The Danes are free in both senses of the word. They can make decisions but they are provided for if it all goes wrong. I dont' get what your problem is with that. Poverty is not a social good. The absence of poverty does not mean the absence of making decisions.
I don't have a problem with it, nor am I Danish. I have a problem with the basis of a disagreement being centered around word usage.
I am trying to illustrate different uses of the term 'freedom', and how some uses require an additional qualifier, and how it is fallacious to then drop that qualifier and call it a different 'concept' of freedom. It is a specific application of freedom. If some subset of people hold '
Freedom from x' as their highest ideal, they have the
freedom to do that.
When I refer to freedom, it means the absence of necessity, coercion, or constraint in choice or action.

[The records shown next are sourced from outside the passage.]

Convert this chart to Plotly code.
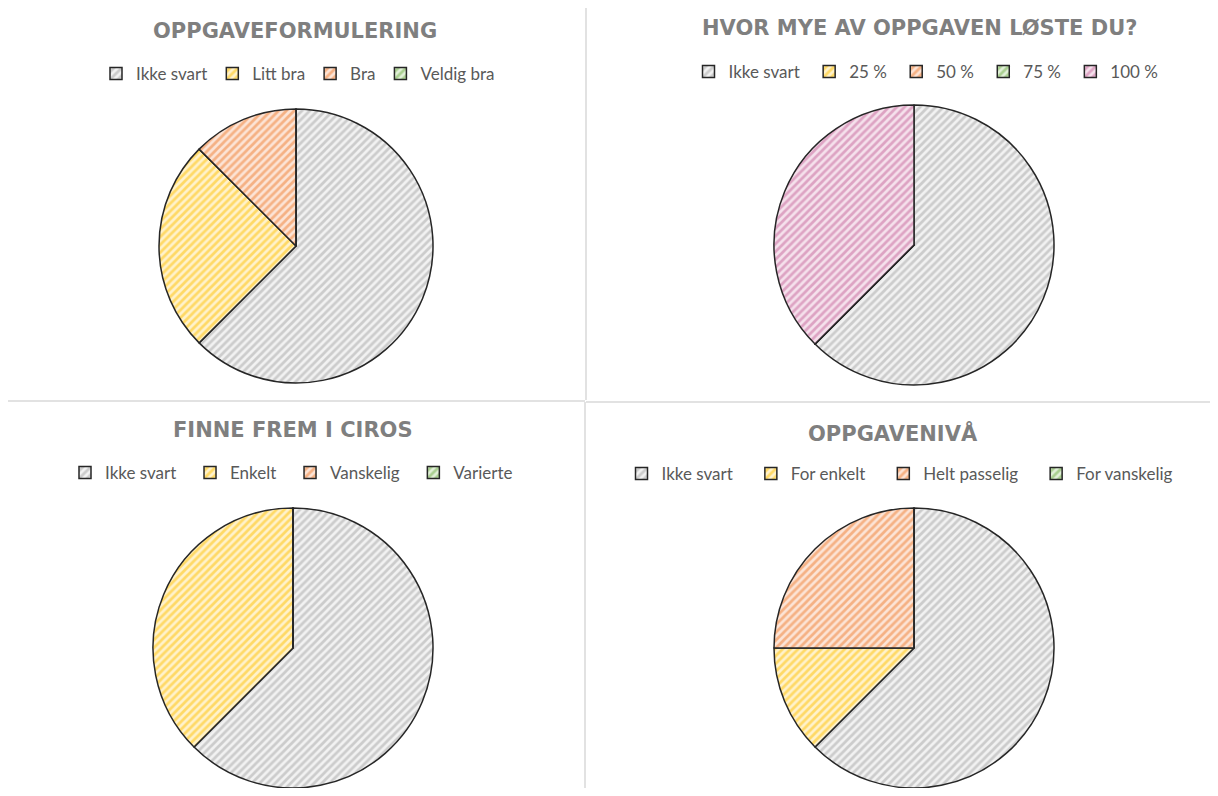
import plotly.graph_objects as go

# window is 1218x796; the page body has an 8px margin, so the figure is 1202x780
W, H = 1202, 780
OFF = 8

titles = ["OPPGAVEFORMULERING", "HVOR MYE AV OPPGAVEN LØSTE DU?", "FINNE FREM I CIROS", "OPPGAVENIVÅ"]
labels1 = ["Ikke svart", "Litt bra", "Bra", "Veldig bra"]
values1 = [5, 2, 1, 0]
labels2 = ["Ikke svart", "25 %", "50 %", "75 %", "100 %"]
values2 = [5, 0, 0, 0, 3]
labels3 = ["Ikke svart", "Enkelt", "Vanskelig", "Varierte"]
values3 = [5, 3, 0, 0]
labels4 = ["Ikke svart", "For enkelt", "Helt passelig", "For vanskelig"]
values4 = [5, 1, 2, 0]

fg = ["#a5a5a5", "#ffc000", "#ed7d31", "#70ad47", "#c5669a"]
bg = ["#f2f2f2", "#fff2cc", "#fce4d6", "#e2f0d9", "#f5e1ec"]

# geometry in reference-image pixels: (cx, cy, r), title pos, legend pos
geo = [
    dict(c=(296, 246, 137), t=(295, 31), l=(298, 74)),
    dict(c=(914, 245, 140), t=(919, 28), l=(928, 72)),
    dict(c=(293, 648, 140), t=(293, 430), l=(296, 473)),
    dict(c=(914, 648, 140), t=(893, 434), l=(906, 474)),
]


def px(x):
    return min(1, max(0, (x - OFF) / W))


def py(y):
    return min(1, max(0, 1 - (y - OFF) / H))


data = [(labels1, values1), (labels2, values2), (labels3, values3), (labels4, values4)]

fig = go.Figure()
legend_names = ["legend", "legend2", "legend3", "legend4"]
for i, ((labs, vals), g) in enumerate(zip(data, geo)):
    cx, cy, r = g["c"]
    n = len(labs)
    fgs = fg[:n]
    bgs = bg[:n]
    # pie legends key items by label across traces: keep them distinct per chart
    uniq = [lab + " " * i for lab in labs]
    fig.add_trace(go.Pie(
        labels=uniq, values=vals, sort=False, direction="clockwise", rotation=0,
        textinfo="none", hoverinfo="label+value+percent",
        domain=dict(x=[px(cx - r), px(cx + r)], y=[py(cy + r), py(cy - r)]),
        marker=dict(
            colors=bgs,
            line=dict(color="#262626", width=1.5),
            pattern=dict(shape="/", fgcolor=fgs, bgcolor=bgs, size=5.5, solidity=0.5, fillmode="overlay"),
        ),
        legend=legend_names[i],
        showlegend=True,
    ))

annotations = []
for t, g in zip(titles, geo):
    tx, ty = g["t"]
    annotations.append(dict(
        text=f"<b>{t}</b>", x=px(tx), y=py(ty), xref="paper", yref="paper",
        xanchor="center", yanchor="middle", showarrow=False,
        font=dict(family="DejaVu Sans", size=21, color="#7f7f7f"),
    ))

layout_legends = {}
for name, g in zip(legend_names, geo):
    lx, ly = g["l"]
    layout_legends[name] = dict(
        orientation="h", x=px(lx), y=py(ly), xanchor="center", yanchor="middle",
        font=dict(family="Lato", size=17, color="#595959"), itemwidth=30,
        bgcolor="rgba(0,0,0,0)", traceorder="normal", itemclick=False,
    )

sep = dict(color="#d9d9d9", width=1.5)
shapes = [
    dict(type="line", xref="paper", yref="paper", x0=px(586), x1=px(586), y0=1, y1=py(400), line=sep),
    dict(type="line", xref="paper", yref="paper", x0=px(585), x1=px(585), y0=py(402), y1=0, line=sep),
    dict(type="line", xref="paper", yref="paper", x0=0, x1=px(585), y0=py(401), y1=py(401), line=sep),
    dict(type="line", xref="paper", yref="paper", x0=px(586), x1=1, y0=py(402), y1=py(402), line=sep),
]

fig.update_layout(
    width=W, height=H, margin=dict(l=0, r=0, t=0, b=0),
    paper_bgcolor="white", plot_bgcolor="white",
    annotations=annotations, shapes=shapes,
    **layout_legends,
)

fig.write_html("out.html")
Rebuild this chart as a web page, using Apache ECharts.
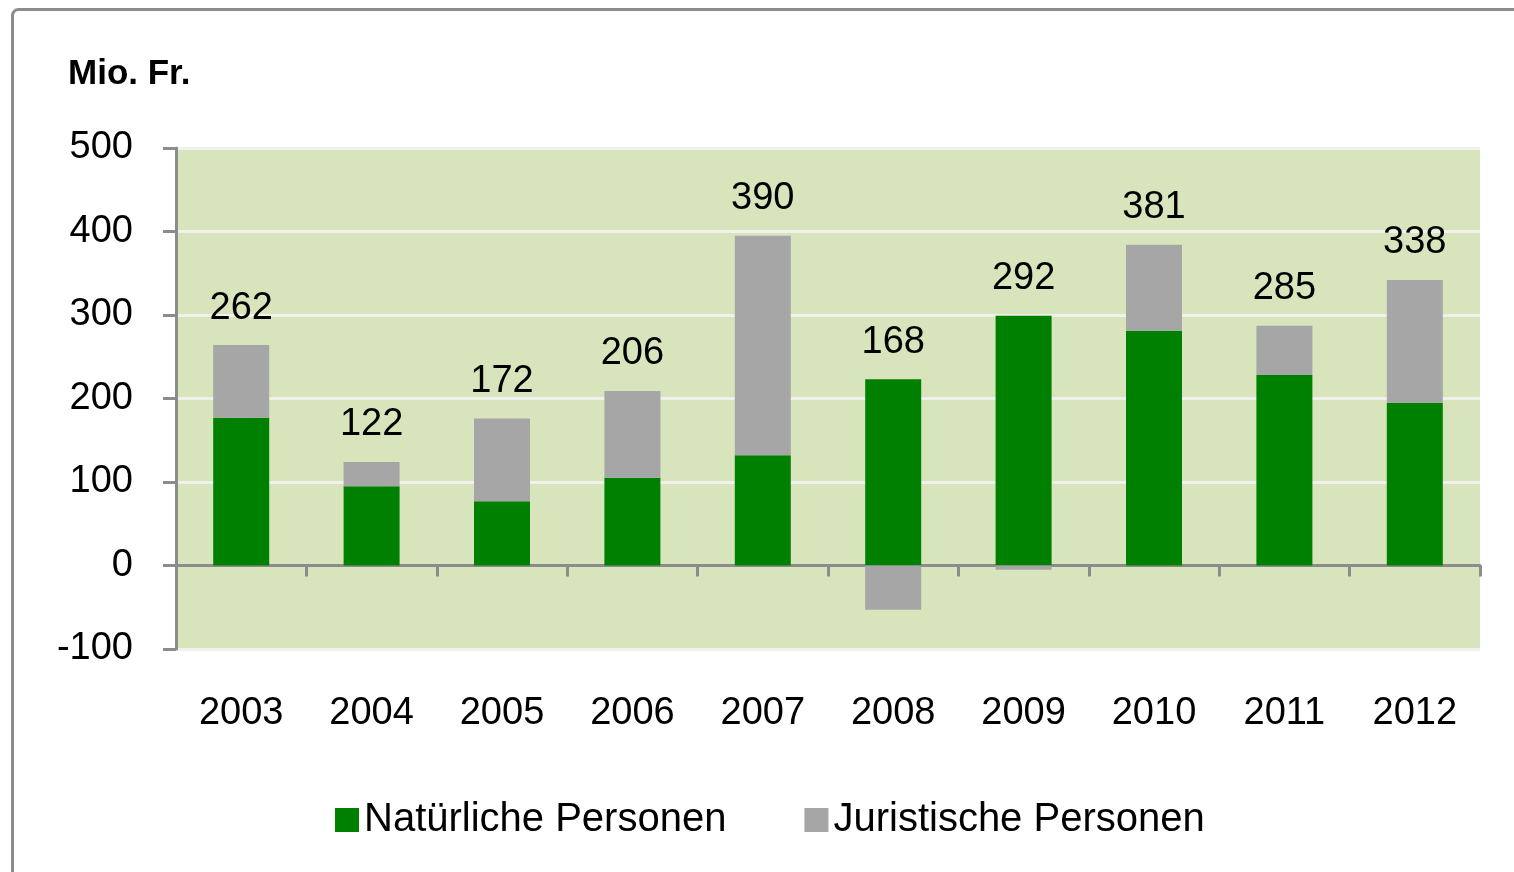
<!DOCTYPE html>
<html>
<head>
<meta charset="utf-8">
<script src="https://cdn.jsdelivr.net/npm/echarts@6/dist/echarts.min.js"></script>
<style>
html,body{margin:0;padding:0;background:#fff;}
#chart{width:1514px;height:872px;}
</style>
</head>
<body>
<div id="chart"></div>
<script>
const years = ['2003','2004','2005','2006','2007','2008','2009','2010','2011','2012'];
const natuerliche = [177, 95, 77, 105, 132, 223, 299, 281, 228, 195];
const juristische = [87, 29, 99, 104, 263, -53, -5, 103, 59, 147];
const totals = [262, 122, 172, 206, 390, 168, 292, 381, 285, 338];
const yTicks = [-100, 0, 100, 200, 300, 400, 500];

const font = 'Liberation Sans, Arial, sans-serif';
const labelTops = natuerliche.map((v, i) => v + Math.max(juristische[i], 0));

const chart = echarts.init(document.getElementById('chart'));
chart.setOption({
  animation: false,
  backgroundColor: '#ffffff',
  graphic: [
    {
      type: 'rect', left: 10, top: 7,
      shape: { width: 1700, height: 1000, r: 6 },
      style: { fill: 'none', stroke: '#8c8c8c', lineWidth: 3 },
      silent: true, z: -10
    },
    {
      type: 'text', left: 68, top: 57,
      style: { text: 'Mio. Fr.', font: 'bold 35px ' + font, fill: '#000' }
    }
  ],
  grid: {
    left: 176, right: 34, top: 148, bottom: 223,
    show: true, backgroundColor: '#d8e4bc', borderWidth: 0
  },
  legend: {
    data: ['Natürliche Personen', 'Juristische Personen'],
    left: 330, top: 795,
    icon: 'rect', itemWidth: 24, itemHeight: 24, itemGap: 78,
    textStyle: { fontFamily: font, fontSize: 40, color: '#000' }
  },
  xAxis: {
    type: 'category',
    data: years,
    axisLine: { onZero: true, lineStyle: { color: '#8c8c8c', width: 3 } },
    axisTick: { show: true, length: 11, inside: false, lineStyle: { color: '#8c8c8c', width: 3 } },
    axisLabel: { margin: 46, fontFamily: font, fontSize: 38, color: '#000' },
    splitLine: { show: false }
  },
  yAxis: {
    type: 'value',
    min: yTicks[0], max: yTicks[yTicks.length - 1], interval: 100,
    axisLine: { show: true, lineStyle: { color: '#8c8c8c', width: 3 } },
    axisTick: { show: true, length: 13, lineStyle: { color: '#8c8c8c', width: 3 } },
    axisLabel: { margin: 43, fontFamily: font, fontSize: 38, color: '#000' },
    splitLine: { show: true, lineStyle: { color: '#f0f0ec', width: 3 } }
  },
  series: [
    {
      name: 'Natürliche Personen', type: 'bar', stack: 'total',
      data: natuerliche, barWidth: 56, barCategoryGap: '57%',
      itemStyle: { color: '#008000' }
    },
    {
      name: 'Juristische Personen', type: 'bar', stack: 'total',
      data: juristische, barWidth: 56,
      itemStyle: { color: '#a6a6a6' }
    },
    {
      name: 'labels', type: 'scatter',
      data: labelTops, symbolSize: 0, silent: true,
      itemStyle: { opacity: 1, color: 'rgba(0,0,0,0)' },
      label: {
        show: true, position: 'top', distance: 18,
        formatter: p => totals[p.dataIndex],
        fontFamily: font, fontSize: 38, color: '#000', opacity: 1
      }
    }
  ]
});
</script>
</body>
</html>
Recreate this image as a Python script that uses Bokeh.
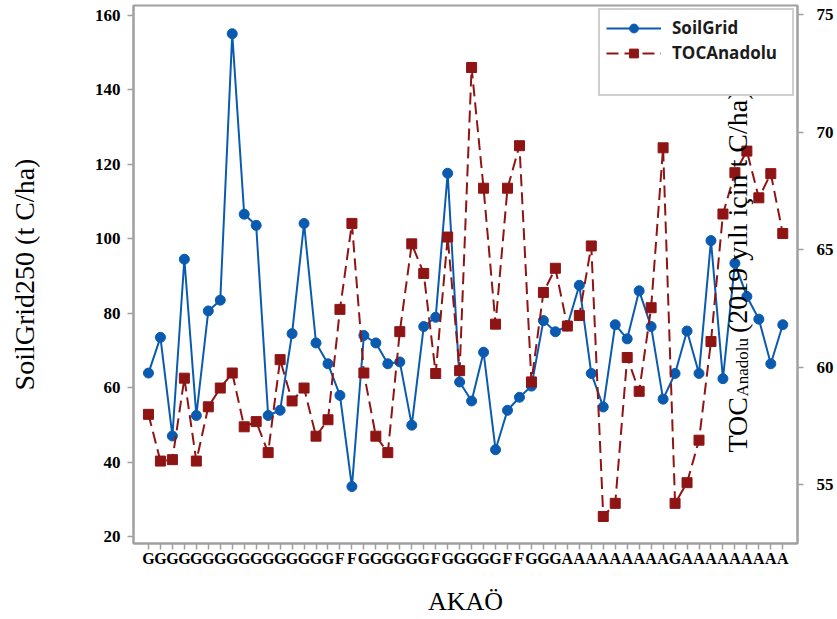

In Denmark, there is a very different understanding of what "freedom" means. In that country, they have gone a long way to ending the enormous anxieties that comes with economic insecurity. Instead of promoting a system which allows a few to have enormous wealth, they have developed a system which guarantees a strong minimal standard of living to all -- including the children, the elderly and the disabled.
It sounds like you are endorsing the idea that freedom includes a guarantee of a strong minimal standard of living to all.
I sort of like it too. Especially if we are moving to a society where machines remove the need for most workers.